Nearly 5% of adult Americans use opioid painkillers
Researchers have found that nearly 5% of adult Americans use opioid painkillers. Judith Parsells Kelly, of Boston University, and colleagues, based their estimate on a prevalence of 2% and 4.9% among participants from a national telephone survey. The study, which was published in the August 31st issue of Pain, reinforces the need “…to strike a rational balance between opioid misuse and effective control of chronic pain,” researchers said. The following is an excerpt of an article from Medpage Today that reviews the study:
The three prior national studies that have been done found a 3% to 3.5% prevalence of opioid use spanning time periods from 1988 to 2001, which Kelly’s group called comparable to their results given the differences in methods.
The current study was a random-digit-dial telephone survey that included 19,150 adults in households with a landline telephone. Participants were interviewed from February 1998 through September 2006 and were representative of the non-institutionalized U.S. population.

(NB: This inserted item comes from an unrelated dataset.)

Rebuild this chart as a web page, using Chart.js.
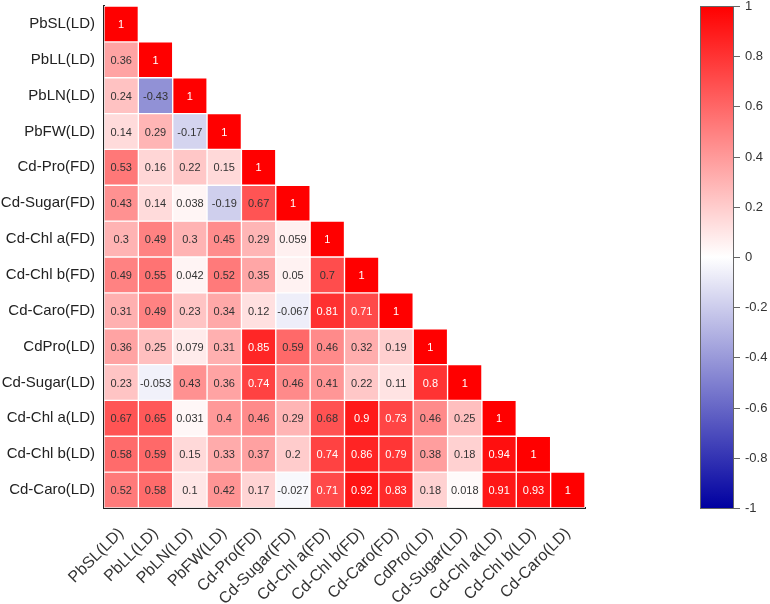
<!DOCTYPE html>
<html>
<head>
  <meta charset="utf-8" />
  <title>Correlation heatmap</title>
  <script src="https://cdn.jsdelivr.net/npm/chart.js"></script>
  <style>
    body { background: white; margin: 0; }
    #wrap { width: 770px; height: 604px; }
  </style>
</head>
<body>
  <div id="wrap"><canvas id="heat"></canvas></div>

  <script>
    const labels = ['PbSL(LD)', 'PbLL(LD)', 'PbLN(LD)', 'PbFW(LD)', 'Cd-Pro(FD)', 'Cd-Sugar(FD)',
      'Cd-Chl a(FD)', 'Cd-Chl b(FD)', 'Cd-Caro(FD)', 'CdPro(LD)', 'Cd-Sugar(LD)',
      'Cd-Chl a(LD)', 'Cd-Chl b(LD)', 'Cd-Caro(LD)'];

    // lower triangle, one row per variable
    const corr = [
      [1],
      [0.36, 1],
      [0.24, -0.43, 1],
      [0.14, 0.29, -0.17, 1],
      [0.53, 0.16, 0.22, 0.15, 1],
      [0.43, 0.14, 0.038, -0.19, 0.67, 1],
      [0.3, 0.49, 0.3, 0.45, 0.29, 0.059, 1],
      [0.49, 0.55, 0.042, 0.52, 0.35, 0.05, 0.7, 1],
      [0.31, 0.49, 0.23, 0.34, 0.12, -0.067, 0.81, 0.71, 1],
      [0.36, 0.25, 0.079, 0.31, 0.85, 0.59, 0.46, 0.32, 0.19, 1],
      [0.23, -0.053, 0.43, 0.36, 0.74, 0.46, 0.41, 0.22, 0.11, 0.8, 1],
      [0.67, 0.65, 0.031, 0.4, 0.46, 0.29, 0.68, 0.9, 0.73, 0.46, 0.25, 1],
      [0.58, 0.59, 0.15, 0.33, 0.37, 0.2, 0.74, 0.86, 0.79, 0.38, 0.18, 0.94, 1],
      [0.52, 0.58, 0.1, 0.42, 0.17, -0.027, 0.71, 0.92, 0.83, 0.18, 0.018, 0.91, 0.93, 1]
    ];

    const cbarTicks = [1, 0.8, 0.6, 0.4, 0.2, 0, -0.2, -0.4, -0.6, -0.8, -1];

    function cellColor(v) {
      if (v >= 0) {
        const c = Math.round(255 * (1 - v));
        return `rgb(255,${c},${c})`;
      }
      const a = -v;
      const c = Math.round(255 * (1 - a));
      const b = Math.round(255 - 95 * a);
      return `rgb(${c},${c},${b})`;
    }

    // one floating-bar dataset per row
    const datasets = corr.map((row, i) => ({
      data: labels.map((_, j) => (j < row.length ? [i - 0.5, i + 0.5] : null)),
      values: row,
      backgroundColor: ctx => cellColor(row[ctx.dataIndex] ?? 0),
      borderColor: 'rgba(255,255,255,0.9)',
      borderWidth: 1,
      borderSkipped: false,
      barPercentage: 1,
      categoryPercentage: 1,
      grouped: false
    }));

    const cellText = {
      id: 'cellText',
      afterDatasetsDraw(chart) {
        const ctx = chart.ctx;
        ctx.save();
        ctx.font = '11px "Liberation Sans", Arial, sans-serif';
        ctx.textAlign = 'center';
        ctx.textBaseline = 'middle';
        chart.data.datasets.forEach((ds, i) => {
          const meta = chart.getDatasetMeta(i);
          ds.values.forEach((v, j) => {
            const el = meta.data[j];
            if (!el) return;
            const p = el.getCenterPoint();
            ctx.fillStyle = v > 0.7 ? '#ffffff' : '#333333';
            ctx.fillText(String(v), p.x, p.y + 1);
          });
        });
        ctx.restore();
      }
    };

    const colorBar = {
      id: 'colorBar',
      afterDraw(chart) {
        const ctx = chart.ctx;
        const { top, bottom } = chart.chartArea;
        const x0 = 700, w = 33;
        ctx.save();
        const g = ctx.createLinearGradient(0, top, 0, bottom);
        g.addColorStop(0, cellColor(1));
        g.addColorStop(0.25, cellColor(0.5));
        g.addColorStop(0.5, cellColor(0));
        g.addColorStop(0.75, cellColor(-0.5));
        g.addColorStop(1, cellColor(-1));
        ctx.fillStyle = g;
        ctx.fillRect(x0, top, w, bottom - top);
        ctx.strokeStyle = '#666';
        ctx.lineWidth = 1;
        ctx.strokeRect(x0 + 0.5, top + 0.5, w, bottom - top);
        ctx.font = '13px "Liberation Sans", Arial, sans-serif';
        ctx.fillStyle = '#333';
        ctx.textAlign = 'left';
        ctx.textBaseline = 'middle';
        cbarTicks.forEach(t => {
          const y = Math.round(top + (1 - t) / 2 * (bottom - top)) + 0.5;
          ctx.beginPath();
          ctx.moveTo(x0 + w, y);
          ctx.lineTo(x0 + w + 7, y);
          ctx.stroke();
          ctx.fillText(String(t), x0 + w + 12, y);
        });
        ctx.restore();
      }
    };

    new Chart(document.getElementById('heat'), {
      type: 'bar',
      data: { labels, datasets },
      options: {
        responsive: true,
        maintainAspectRatio: false,
        animation: false,
        layout: { padding: { top: 6, right: 185, left: 0, bottom: 0 } },
        plugins: {
          legend: { display: false },
          tooltip: { enabled: false }
        },
        scales: {
          x: {
            type: 'category',
            grid: { display: false, drawTicks: false },
            border: { display: true, color: '#222', width: 2 },
            ticks: {
              maxRotation: 45,
              minRotation: 45,
              padding: 16,
              color: '#333',
              font: { family: '"Liberation Sans", Arial, sans-serif', size: 16 }
            },
            afterFit(s) {
              s.height = 96;
              s.paddingLeft = 0;
              s.paddingRight = 0;
            }
          },
          y: {
            type: 'linear',
            reverse: true,
            min: -0.5,
            max: labels.length - 0.5,
            grid: { display: false, drawTicks: false },
            border: { display: true, color: '#222', width: 2 },
            afterBuildTicks(s) {
              s.ticks = labels.map((_, i) => ({ value: i }));
            },
            ticks: {
              padding: 9,
              color: '#222',
              font: { family: '"Liberation Sans", Arial, sans-serif', size: 15 },
              callback: v => labels[v]
            },
            afterFit(s) {
              s.width = 104;
              s.paddingTop = 0;
              s.paddingBottom = 0;
            }
          }
        }
      },
      plugins: [cellText, colorBar]
    });
  </script>
</body>
</html>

When asked to gather their medication bottles, 926 respondents reported using opioids during the prior week, for an overall adjusted prevalence of 4.9%.

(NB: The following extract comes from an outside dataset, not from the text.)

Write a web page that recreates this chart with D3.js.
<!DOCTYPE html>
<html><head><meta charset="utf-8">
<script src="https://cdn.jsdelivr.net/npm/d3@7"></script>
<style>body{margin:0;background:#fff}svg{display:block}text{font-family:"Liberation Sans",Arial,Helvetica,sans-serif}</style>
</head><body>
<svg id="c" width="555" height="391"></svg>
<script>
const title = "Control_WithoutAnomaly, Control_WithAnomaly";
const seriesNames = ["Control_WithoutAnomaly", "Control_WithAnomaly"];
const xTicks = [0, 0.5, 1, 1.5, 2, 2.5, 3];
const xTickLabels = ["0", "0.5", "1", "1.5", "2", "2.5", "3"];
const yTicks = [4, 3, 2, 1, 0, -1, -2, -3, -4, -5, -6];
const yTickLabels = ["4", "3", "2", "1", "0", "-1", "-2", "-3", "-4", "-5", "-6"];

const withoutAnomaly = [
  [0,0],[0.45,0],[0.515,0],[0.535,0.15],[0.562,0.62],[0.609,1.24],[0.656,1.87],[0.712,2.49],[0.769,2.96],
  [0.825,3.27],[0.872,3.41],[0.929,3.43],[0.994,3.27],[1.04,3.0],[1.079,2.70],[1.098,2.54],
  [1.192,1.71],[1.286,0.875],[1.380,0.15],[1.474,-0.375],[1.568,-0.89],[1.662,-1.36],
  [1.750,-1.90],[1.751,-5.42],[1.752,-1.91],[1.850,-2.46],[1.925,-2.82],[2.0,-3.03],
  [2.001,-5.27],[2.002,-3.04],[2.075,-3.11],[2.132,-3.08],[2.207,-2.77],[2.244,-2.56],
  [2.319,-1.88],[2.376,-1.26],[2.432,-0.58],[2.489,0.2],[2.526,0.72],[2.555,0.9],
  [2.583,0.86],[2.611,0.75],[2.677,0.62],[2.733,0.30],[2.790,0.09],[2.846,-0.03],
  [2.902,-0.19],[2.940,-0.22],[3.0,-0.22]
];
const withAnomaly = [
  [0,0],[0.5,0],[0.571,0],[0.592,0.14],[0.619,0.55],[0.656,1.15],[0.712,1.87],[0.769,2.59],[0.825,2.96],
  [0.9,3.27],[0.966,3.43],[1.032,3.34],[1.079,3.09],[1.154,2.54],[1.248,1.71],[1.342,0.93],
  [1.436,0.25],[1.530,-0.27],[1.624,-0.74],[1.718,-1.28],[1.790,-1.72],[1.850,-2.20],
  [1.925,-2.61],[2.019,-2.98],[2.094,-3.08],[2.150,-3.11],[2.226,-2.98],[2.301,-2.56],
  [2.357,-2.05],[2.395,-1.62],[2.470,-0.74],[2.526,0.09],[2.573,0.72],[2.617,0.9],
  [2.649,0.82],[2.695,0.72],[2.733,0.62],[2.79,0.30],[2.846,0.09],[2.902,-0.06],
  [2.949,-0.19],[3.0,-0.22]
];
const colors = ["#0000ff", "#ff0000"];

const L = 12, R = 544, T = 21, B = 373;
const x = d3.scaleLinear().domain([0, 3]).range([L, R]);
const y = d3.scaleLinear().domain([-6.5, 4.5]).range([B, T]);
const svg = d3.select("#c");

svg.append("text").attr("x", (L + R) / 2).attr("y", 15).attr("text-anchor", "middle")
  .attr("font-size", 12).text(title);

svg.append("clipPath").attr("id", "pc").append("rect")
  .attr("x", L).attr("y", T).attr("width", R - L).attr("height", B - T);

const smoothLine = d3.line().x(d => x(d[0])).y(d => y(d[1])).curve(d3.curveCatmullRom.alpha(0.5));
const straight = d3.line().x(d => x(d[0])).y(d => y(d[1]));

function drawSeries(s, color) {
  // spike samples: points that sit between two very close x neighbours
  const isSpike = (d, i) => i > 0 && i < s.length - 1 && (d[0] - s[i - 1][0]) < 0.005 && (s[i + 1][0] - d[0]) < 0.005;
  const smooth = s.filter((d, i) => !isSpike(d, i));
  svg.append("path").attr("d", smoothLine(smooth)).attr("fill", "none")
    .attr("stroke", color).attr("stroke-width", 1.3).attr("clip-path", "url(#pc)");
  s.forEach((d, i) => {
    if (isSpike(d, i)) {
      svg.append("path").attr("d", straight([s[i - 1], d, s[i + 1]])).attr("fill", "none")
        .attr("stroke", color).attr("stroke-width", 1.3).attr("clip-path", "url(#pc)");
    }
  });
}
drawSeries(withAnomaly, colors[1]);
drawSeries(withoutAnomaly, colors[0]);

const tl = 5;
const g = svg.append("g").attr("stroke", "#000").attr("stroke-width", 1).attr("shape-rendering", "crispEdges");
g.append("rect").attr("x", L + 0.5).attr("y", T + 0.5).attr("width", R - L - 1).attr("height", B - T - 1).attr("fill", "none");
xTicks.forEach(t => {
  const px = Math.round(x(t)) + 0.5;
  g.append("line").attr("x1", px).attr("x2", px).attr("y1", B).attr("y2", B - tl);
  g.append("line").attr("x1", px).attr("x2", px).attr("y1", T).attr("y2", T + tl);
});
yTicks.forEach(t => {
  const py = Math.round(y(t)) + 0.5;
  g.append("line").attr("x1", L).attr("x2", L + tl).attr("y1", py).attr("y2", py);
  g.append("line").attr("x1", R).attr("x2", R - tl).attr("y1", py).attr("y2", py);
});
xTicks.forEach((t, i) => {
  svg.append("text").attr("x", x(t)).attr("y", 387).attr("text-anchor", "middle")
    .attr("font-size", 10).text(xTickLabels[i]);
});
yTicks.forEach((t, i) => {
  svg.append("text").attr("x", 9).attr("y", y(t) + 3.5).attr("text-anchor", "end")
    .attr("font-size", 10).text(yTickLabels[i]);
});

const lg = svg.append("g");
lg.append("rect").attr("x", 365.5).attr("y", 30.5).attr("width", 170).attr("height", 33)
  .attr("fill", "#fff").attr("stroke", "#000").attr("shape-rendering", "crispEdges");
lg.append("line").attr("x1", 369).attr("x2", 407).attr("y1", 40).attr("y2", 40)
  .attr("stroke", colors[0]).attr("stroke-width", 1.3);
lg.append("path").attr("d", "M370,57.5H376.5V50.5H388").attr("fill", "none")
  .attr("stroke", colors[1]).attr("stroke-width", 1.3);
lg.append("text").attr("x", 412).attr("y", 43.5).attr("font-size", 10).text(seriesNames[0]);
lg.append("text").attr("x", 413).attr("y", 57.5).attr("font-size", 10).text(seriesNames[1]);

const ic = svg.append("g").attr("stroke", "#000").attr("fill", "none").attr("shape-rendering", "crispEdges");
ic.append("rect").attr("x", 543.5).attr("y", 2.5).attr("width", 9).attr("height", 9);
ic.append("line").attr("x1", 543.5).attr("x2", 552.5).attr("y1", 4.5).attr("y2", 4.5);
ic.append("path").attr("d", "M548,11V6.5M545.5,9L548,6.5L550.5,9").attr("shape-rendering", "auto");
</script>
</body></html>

Among the opioid users, 406 were considered regular users — at least five days a week for at least four weeks (adjusted prevalence 2%). This group grew over time during the study.
Another 104 respondents used the drugs on five or more days a week, but over a period of less than four weeks.
Most regular users took only one opioid but often for a duration of more than two years (47%).
Oral formulations dominated the opioids used — most commonly hydrocodone plus acetaminophen (Vicodin, Norco, Zydone, Panacet, Lortab, Lorcet, Co-gesic, Anexsia), tramadol (Ultram), propoxyphene plus acetaminophen (Darvocet), and hydrocodone.
As expected, pain was the number one reason reported for taking an opioid, most commonly back pain (20%), pain specific to headache or another cause (26%), and arthritis (13%).